Monday, July 10, 2006

Seeing red (but in a good way!)

There's a lot I'd like to accomplish over the next six months. Paint the living room. Design some wonderful perennial beds for the back yard. Exceed all my objectives for the year at work. Lose 20 pounds. Read some classic literature.

And I know if I'm going to complete any of these things, I've got to make progress in small steps along the way. None of these goals are suited to last-minute rushes at the end of the year!

Same goes for another goal I'd like to meet come January: Contributing to a wonderful project to encourage young adults attending college with little or no family support. It's called the Red Scarf Project.

When I first read about this program a couple of months ago, I couldn't get it out of my mind. It's a little involved, but here's the background.

As many as 13,000 young people who have come out of foster care are attending college each year. And according to the Orphan Foundation of America, these kids are remarkable success stories. They represent only 10 percent of former foster kids who make it past high school - and they do so through their own talents, determination, and a lot of scholarship support from organizations like the OFA.

This sort of grit and focus on success -- even when nobody expects you to -- is awe-inspiring. But the OFA knows that while these kids need financial support, they can benefit from a little moral support, too.

Now...Remember getting care packages in college? Those wonderful, unexpected parcels filled with chocolate chip cookies, funky socks, quarters for the laundry, and notes from home? They usually arrived magically, just when the pressure of classwork seemed overwhelming - and they never failed to provide just the necessary encouragement to hang in there. But if you have no family at home - if you're truly on your own -who's going to send you a care package? Who's going to give you that little boost of confidence from knowing that somebody really cares about you?

Twice a year, the Washington D.C.-based OFA does its best to fill that need for thousands of former foster kids who've gone on to college. In the fall, they organize members of Congress and other government staff to pack care packages for kids all over the U.S. And for Valentine's Day, they send another boost in the form of a warm, handmade red scarf.

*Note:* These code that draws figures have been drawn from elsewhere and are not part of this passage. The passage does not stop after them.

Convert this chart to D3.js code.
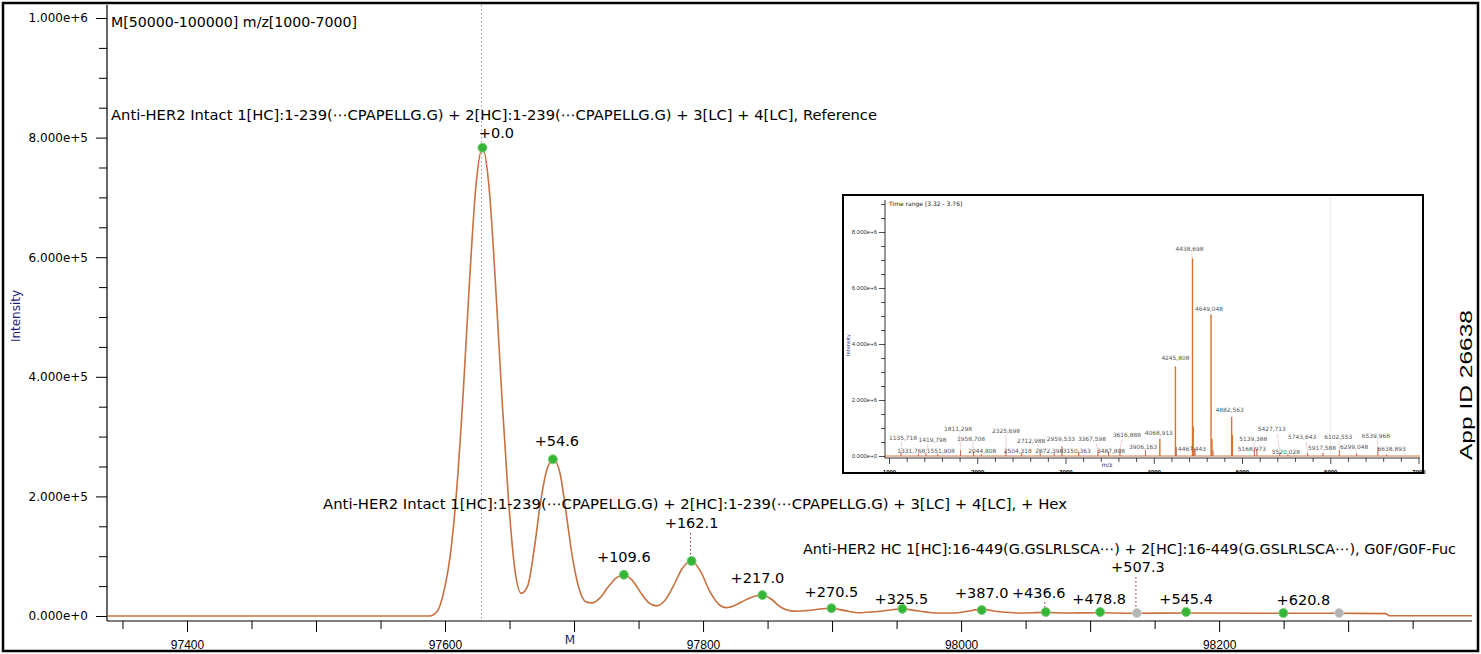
<!DOCTYPE html>
<html>
<head>
<meta charset="utf-8">
<script src="https://cdn.jsdelivr.net/npm/d3@7"></script>
<style>
  body { margin: 0; background: #fff; }
  svg { display: block; font-family: 'DejaVu Sans', sans-serif; }
</style>
</head>
<body>
<div id="chart"></div>
<script>
/* Global variables */
const width = 1481;
const height = 654;

// Deconvoluted trace, [mass, intensity]
const trace = [
  [97338, 0], [97588, 0], [97594, 8000], [97599, 40000], [97604, 100000],
  [97609, 210000], [97614, 370000], [97619, 560000], [97624, 720000],
  [97629, 783000], [97634, 720000], [97639, 560000], [97644, 370000],
  [97649, 200000], [97654, 80000], [97659, 38000], [97664, 50000],
  [97669, 110000], [97674, 190000], [97679, 245000], [97684, 262000],
  [97689, 240000], [97694, 170000], [97699, 95000], [97704, 45000],
  [97709, 24000], [97714, 22000], [97720, 30000], [97727, 50000],
  [97733, 64000], [97739, 69000], [97745, 60000], [97752, 38000],
  [97758, 22000], [97764, 17000], [97770, 25000], [97777, 50000],
  [97784, 80000], [97791, 92000], [97798, 75000], [97805, 42000],
  [97812, 20000], [97818, 14000], [97825, 18000], [97833, 27000],
  [97840, 33000], [97846, 35000], [97853, 28000], [97860, 15000],
  [97867, 9000], [97873, 8000], [97880, 9000], [97888, 11000],
  [97899, 13000], [97910, 9000], [97921, 5500], [97932, 7000],
  [97945, 10000], [97954, 12000], [97965, 9000], [97980, 5000],
  [97995, 5000], [98005, 8000], [98016, 11000], [98030, 7000],
  [98045, 5000], [98065, 6000], [98080, 5000], [98108, 5500],
  [98136, 4500], [98175, 5000], [98250, 4500], [98293, 4500],
  [98329, 4000], [98332, 500], [98396, 500],
];

// Annotated peaks: mass shift from the reference mass, intensity, matched or not
const baseMass = 97629;
const peakDelta = [0.0, 54.6, 109.6, 162.1, 217.0, 270.5, 325.5, 387.0, 436.6, 478.8, 507.3, 545.4, 620.8, 664.0];
const peakIntensity = [783000, 262000, 69000, 92000, 35000, 13000, 12000, 10000, 6700, 6700, 5000, 6700, 5000, 5000];
const peakMatched = [true, true, true, true, true, true, true, true, true, true, false, true, true, false];
const peakLabeled = [true, true, true, true, true, true, true, true, true, true, true, true, true, false];

// Identification labels
const titleText = 'M[50000-100000] m/z[1000-7000]';
const assignLabels = [
  'Anti-HER2 Intact 1[HC]:1-239(\u22EFCPAPELLG.G) + 2[HC]:1-239(\u22EFCPAPELLG.G) + 3[LC] + 4[LC], Reference',
  'Anti-HER2 Intact 1[HC]:1-239(\u22EFCPAPELLG.G) + 2[HC]:1-239(\u22EFCPAPELLG.G) + 3[LC] + 4[LC], + Hex',
  'Anti-HER2 HC 1[HC]:16-449(G.GSLRLSCA\u22EF) + 2[HC]:16-449(G.GSLRLSCA\u22EF), G0F/G0F-Fuc',
];

// Inset raw spectrum: labelled sticks [m/z, intensity]
const insetMz = [1135.718, 1331.768, 1419.798, 1551.908, 1811.298, 1958.708, 2044.808, 2325.698,
  2504.318, 2712.988, 2872.398, 2959.533, 3150.363, 3367.598, 3487.808, 3616.888, 3906.163,
  4068.913, 4245.808, 4438.698, 4467.443, 4649.048, 4882.563, 5139.388, 5168.973, 5427.713,
  5520.028, 5743.643, 5917.588, 6102.553, 6299.048, 6539.968, 6638.893];
const insetInt = [120000, 80000, 100000, 80000, 200000, 150000, 80000, 200000,
  100000, 120000, 100000, 350000, 150000, 200000, 150000, 250000, 200000,
  620000, 3200000, 7050000, 250000, 5050000, 1400000, 300000, 250000, 100000,
  50000, 100000, 120000, 200000, 100000, 300000, 50000];
// unlabelled shoulder sticks
const insetExtraMz = [4255, 4447, 4456, 4660, 4672, 4890];
const insetExtraInt = [320000, 1050000, 300000, 620000, 200000, 750000];

// ---- layout ----
const x = d3.scaleLinear().domain([97338, 98396]).range([107, 1472]);
const y = d3.scaleLinear().domain([0, 1e6]).range([616, 18]);
const axisY = 621;

const svg = d3
  .select('#chart')
  .append('svg')
  .attr('width', width)
  .attr('height', height)
  .attr('viewBox', '0 0 ' + width + ' ' + height);

svg.append('rect').attr('width', width).attr('height', height).attr('fill', '#fff');

// reference mass marker
svg.append('line')
  .attr('x1', x(baseMass) - 1).attr('x2', x(baseMass) - 1)
  .attr('y1', 5).attr('y2', axisY)
  .attr('stroke', '#999').attr('stroke-width', 1).attr('stroke-dasharray', '1.5,2.5');

// Y axis
const yAxis = d3.axisLeft(y)
  .tickValues(d3.range(0, 1e6 + 1, 5e4))
  .tickFormat((d) => (d % 2e5 === 0 ? d3.format('.3e')(d) : ''))
  .tickSizeOuter(0);
const gy = svg.append('g').attr('transform', 'translate(107,0)').call(yAxis);
gy.select('.domain').remove();
gy.selectAll('.tick line')
  .attr('x2', (d) => (d % 2e5 === 0 ? -11 : -8))
  .attr('stroke', '#000');
gy.selectAll('.tick text')
  .attr('x', -19)
  .style('font-family', 'DejaVu Sans')
  .style('font-size', '12px')
  .attr('fill', '#000');
svg.append('line').attr('x1', 107).attr('x2', 107).attr('y1', 5).attr('y2', axisY)
  .attr('stroke', '#000').attr('stroke-width', 1.2);

// X axis
const xAxis = d3.axisBottom(x)
  .tickValues(d3.range(97350, 98396, 50))
  .tickFormat((d) => (d % 200 === 0 ? d : ''))
  .tickSizeOuter(0);
const gx = svg.append('g').attr('transform', `translate(0,${axisY})`).call(xAxis);
gx.select('.domain').remove();
gx.selectAll('.tick line')
  .attr('y2', (d) => (d % 100 === 0 ? 11 : 8))
  .attr('stroke', '#000');
gx.selectAll('.tick text')
  .attr('y', 19)
  .style('font-family', 'Liberation Sans')
  .style('font-size', '12px')
  .attr('fill', '#000');
svg.append('line').attr('x1', 107).attr('x2', 1472).attr('y1', axisY).attr('y2', axisY)
  .attr('stroke', '#000').attr('stroke-width', 1.2);

// axis titles
svg.append('text')
  .attr('transform', 'translate(20,316) rotate(-90)')
  .attr('text-anchor', 'middle')
  .style('font-size', '12px')
  .attr('fill', '#1c1c78')
  .text('Intensity');
svg.append('text')
  .attr('x', 570).attr('y', 644)
  .attr('text-anchor', 'middle')
  .style('font-size', '12px')
  .attr('fill', '#1c1c78')
  .text('M');

// trace
const line = d3.line()
  .x((d) => x(d[0]))
  .y((d) => y(d[1]))
  .curve(d3.curveMonotoneX);
svg.append('path')
  .datum(trace)
  .attr('d', line)
  .attr('fill', 'none')
  .attr('stroke', '#c8703f')
  .attr('stroke-width', 1.6);

// peak label nudges [dx, dy] relative to the marker
const nudge = {
  '+0.0': [14, -10], '+54.6': [4, -13], '+109.6': [0, -13], '+162.1': [0, -33],
  '+217.0': [-5, -12], '+270.5': [0, -11], '+325.5': [-1, -5], '+387.0': [0, -12],
  '+436.6': [-7, -14], '+478.8': [-1, -8], '+507.3': [1, -41], '+545.4': [0, -8],
  '+620.8': [20, -8],
};
const leaders = { '+162.1': [-28, -4], '+507.3': [-36, -2], '+436.6': [-10, -2], '+387.0': [-4, -1], '+0.0': [-4, -1] };

const peaks = peakDelta.map((d, i) => ({
  mass: baseMass + d,
  value: peakIntensity[i],
  matched: peakMatched[i],
  label: peakLabeled[i] ? '+' + d.toFixed(1) : null,
}));

// dotted leaders
peaks.filter((p) => p.label && leaders[p.label]).forEach((p) => {
  const l = leaders[p.label];
  svg.append('line')
    .attr('x1', x(p.mass) - 1).attr('x2', x(p.mass) - 1)
    .attr('y1', y(p.value) + l[0] + 0).attr('y2', y(p.value) + l[1])
    .attr('stroke', '#8b2b2b').attr('stroke-width', 1).attr('stroke-dasharray', '1.5,2.5');
});

svg.append('g')
  .selectAll('circle')
  .data(peaks)
  .join('circle')
  .attr('cx', (d) => x(d.mass))
  .attr('cy', (d) => y(d.value))
  .attr('r', 4.5)
  .attr('fill', (d) => (d.matched ? '#35b535' : '#b4b4b4'))
  .attr('stroke', (d) => (d.matched ? '#7fcf7f' : '#d0d0d0'))
  .attr('stroke-width', 1);

svg.append('g')
  .selectAll('text')
  .data(peaks.filter((p) => p.label))
  .join('text')
  .attr('x', (d) => x(d.mass) + nudge[d.label][0])
  .attr('y', (d) => y(d.value) + nudge[d.label][1])
  .attr('text-anchor', 'middle')
  .style('font-size', '14.5px')
  .attr('fill', '#000')
  .text((d) => d.label);

// titles and assignments
svg.append('text').attr('x', 111).attr('y', 27)
  .style('font-size', '14px').attr('textLength', 246).attr('lengthAdjust', 'spacingAndGlyphs')
  .text(titleText);
const assignPos = [[111, 120, 766], [323, 509, 744], [803, 554, 653]];
assignLabels.forEach((t, i) => {
  svg.append('text')
    .attr('x', assignPos[i][0]).attr('y', assignPos[i][1])
    .style('font-size', '14.5px')
    .attr('textLength', assignPos[i][2]).attr('lengthAdjust', 'spacingAndGlyphs')
    .text(t);
});

// ---- inset ----
const inset = svg.append('g');
inset.append('rect')
  .attr('x', 843).attr('y', 195).attr('width', 580).attr('height', 278)
  .attr('fill', '#fff').attr('stroke', '#000').attr('stroke-width', 2);

const ix = d3.scaleLinear().domain([1000, 7000]).range([889, 1418.5]);
const iy = d3.scaleLinear().domain([0, 8e6]).range([456, 232]);
const iAxisY = 458;

inset.append('line')
  .attr('x1', ix(6000)).attr('x2', ix(6000)).attr('y1', 198).attr('y2', iy(0))
  .attr('stroke', '#ccc').attr('stroke-dasharray', '1,1.5');

const iyAxis = d3.axisLeft(iy)
  .tickValues(d3.range(0, 9e6 + 1, 5e5))
  .tickFormat((d) => (d % 2e6 === 0 ? d3.format('.3e')(d) : ''))
  .tickSizeOuter(0);
const giy = inset.append('g').attr('transform', 'translate(885,0)').call(iyAxis);
giy.select('.domain').remove();
giy.selectAll('.tick line').attr('x2', (d) => (d % 2e6 === 0 ? -6 : -4)).attr('stroke', '#000').attr('stroke-width', 0.7);
giy.selectAll('.tick text').attr('x', -8).style('font-size', '6px').attr('fill', '#333');
inset.append('line').attr('x1', 885).attr('x2', 885).attr('y1', 200).attr('y2', iAxisY).attr('stroke', '#000').attr('stroke-width', 0.8);

const ixAxis = d3.axisBottom(ix)
  .tickValues(d3.range(1000, 7001, 200))
  .tickFormat((d) => (d % 1000 === 0 ? d : ''))
  .tickSizeOuter(0);
const gix = inset.append('g').attr('transform', `translate(0,${iAxisY})`).call(ixAxis);
gix.select('.domain').remove();
gix.selectAll('.tick line').attr('y2', (d) => (d % 1000 === 0 ? 6 : 4)).attr('stroke', '#000').attr('stroke-width', 0.7);
gix.selectAll('.tick text').attr('y', 12).style('font-size', '6px').style('font-weight', 'bold').attr('fill', '#000');
inset.append('line').attr('x1', 885).attr('x2', 1420).attr('y1', iAxisY).attr('y2', iAxisY).attr('stroke', '#000').attr('stroke-width', 0.8);

inset.append('text').attr('x', 889).attr('y', 206).style('font-size', '6px').attr('fill', '#222').text('Time range [3.32 - 3.76]');
inset.append('text').attr('transform', 'translate(850,345) rotate(-90)').attr('text-anchor', 'middle')
  .style('font-size', '5px').attr('fill', '#1c1c78').text('Intensity');
inset.append('text').attr('x', 1107).attr('y', 467).attr('text-anchor', 'middle')
  .style('font-size', '6px').attr('fill', '#1c1c78').text('m/z');

// baseline
inset.append('line').attr('x1', 885).attr('x2', 1420).attr('y1', iy(0)).attr('y2', iy(0))
  .attr('stroke', '#d07a45').attr('stroke-width', 1);

const sticks = insetMz.map((m, i) => [m, insetInt[i]])
  .concat(insetExtraMz.map((m, i) => [m, insetExtraInt[i]]));
inset.append('g')
  .selectAll('line')
  .data(sticks)
  .join('line')
  .attr('x1', (d) => ix(d[0])).attr('x2', (d) => ix(d[0]))
  .attr('y1', iy(0)).attr('y2', (d) => iy(d[1]))
  .attr('stroke', (d) => (d[1] > 500000 ? '#d9702c' : '#c0604a'))
  .attr('stroke-width', (d) => (d[1] > 500000 ? 1.4 : 1));

// label nudges [dx, dy] for the inset sticks
const insetNudge = [[2, -13], [-7, -1], [6.5, -11], [3, -1], [-2.6, -19], [-2.6, -11], [1, -1], [0, -17],
  [-4, 0], [-9, -10], [-5, 0], [-1, -5], [-2, 1], [-6, -9], [2.5, 1], [7, -12], [-2.5, -1],
  [-1, -4], [0, -6], [-3, -8], [-3, 2], [-2, -4], [-2, -5], [-1, -7], [-5, 2], [-8, -22],
  [-2, -1], [-5.5, -14], [-1, -3], [-1, -11], [-2.5, -4], [-2, -10], [5, -4]];

insetMz.forEach((m, i) => {
  const px = ix(m), py = iy(insetInt[i]);
  const n = insetNudge[i];
  if (n[1] < -6) {
    inset.append('line')
      .attr('x1', px).attr('x2', px + n[0] * 0.3).attr('y1', py).attr('y2', py + n[1] + 2)
      .attr('stroke', '#c44').attr('stroke-width', 0.6).attr('stroke-dasharray', '0.8,1.2');
  }
  inset.append('text')
    .attr('x', px + n[0]).attr('y', py + n[1])
    .attr('text-anchor', 'middle')
    .style('font-size', '5.9px')
    .attr('fill', '#555')
    .text(d3.format('.3f')(m).replace('.', ','));
});

// side note
svg.append('text')
  .attr('transform', 'translate(1472,385) rotate(-90)')
  .attr('text-anchor', 'middle')
  .style('font-family', 'Liberation Sans')
  .style('font-size', '17px')
  .attr('textLength', 150).attr('lengthAdjust', 'spacingAndGlyphs')
  .text('App ID 26638');

// outer frame
svg.append('rect')
  .attr('x', 3).attr('y', 3).attr('width', 1475).attr('height', 648)
  .attr('fill', 'none').attr('stroke', '#000').attr('stroke-width', 2.5);
</script>
</body>
</html>
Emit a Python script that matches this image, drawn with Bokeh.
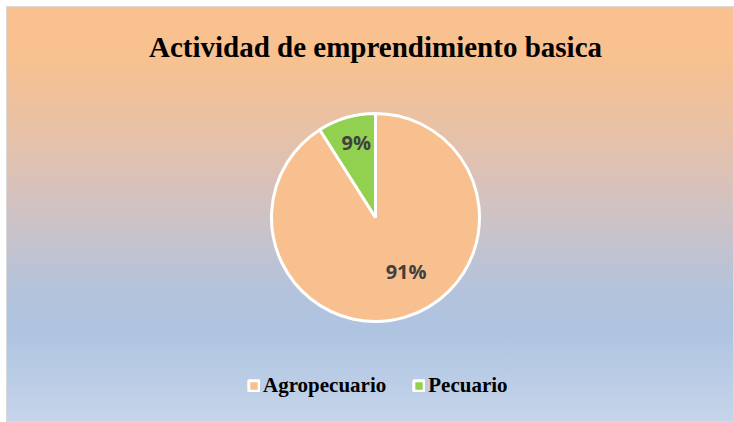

Want to get involved? Just make a scarf and in January, mail it to the OFA. All the information you need is right here. And if you're near an Einstein Brothers Bagel shop, you can drop off your scarves there -- again, only in January.

The OFA will take care of mailing your scarf with a message of encouragement to a college student in time for Valentine's Day.

The OFA Web site gives a few guidelines for the scarves - about 60 inches long, soft, and preferably red, but any unisex color or style will do. Here are some good pattern ideas, too. (I'd stay away from the FunFur types - think warmth, not fashion.)

So why not dig through your stash, find your red yarn, and take advantage of some relaxing summer evenings by knitting a scarf? I'm keeping mine in a basket in the TV room and pick it up for a few minutes here and there....and it'll be done in nothing flat, with plenty of time to start a few more before January's mailing (and still paint the living room and plan next spring's flower beds.)

Oh, if only it were so easy to lose 20 pounds by year-end, too!!!


Lisa said...

I'm a former foster child and current child advocate.

Thanks for doing this, and promoting it...

When I was in college and grad school, the hardest times for me were the holidays.

For young adults without family, holidays can be the loneliest times of the year. (Not to mention the fact that dorms close and students without families often have no place to go).


Zoanna said...

Yes, thanks for getting the word out. I tried knitting and failed. Your post has made me want to try again.
It's easy to forget that college kids stuck on campus during holidays. Thanks, Lisa, for the gentle reminder. We've had foreign students to our home for Thanksgiving dinner, but I haven't thought about kids who'd like to hang out w/ a family for longer than a day.

Diane said...

In past years I've adopted a family at Christmas but this year I can probably find some college students that would appreciate a fine holiday with all the trimmings.

Walmart has chenille (and other fancies) marked down to $2.50. Great reds!

Zoanna, have you tried crochet? Very easy to get the hang of and if you live near a JoAnns they have knit and crochet socials.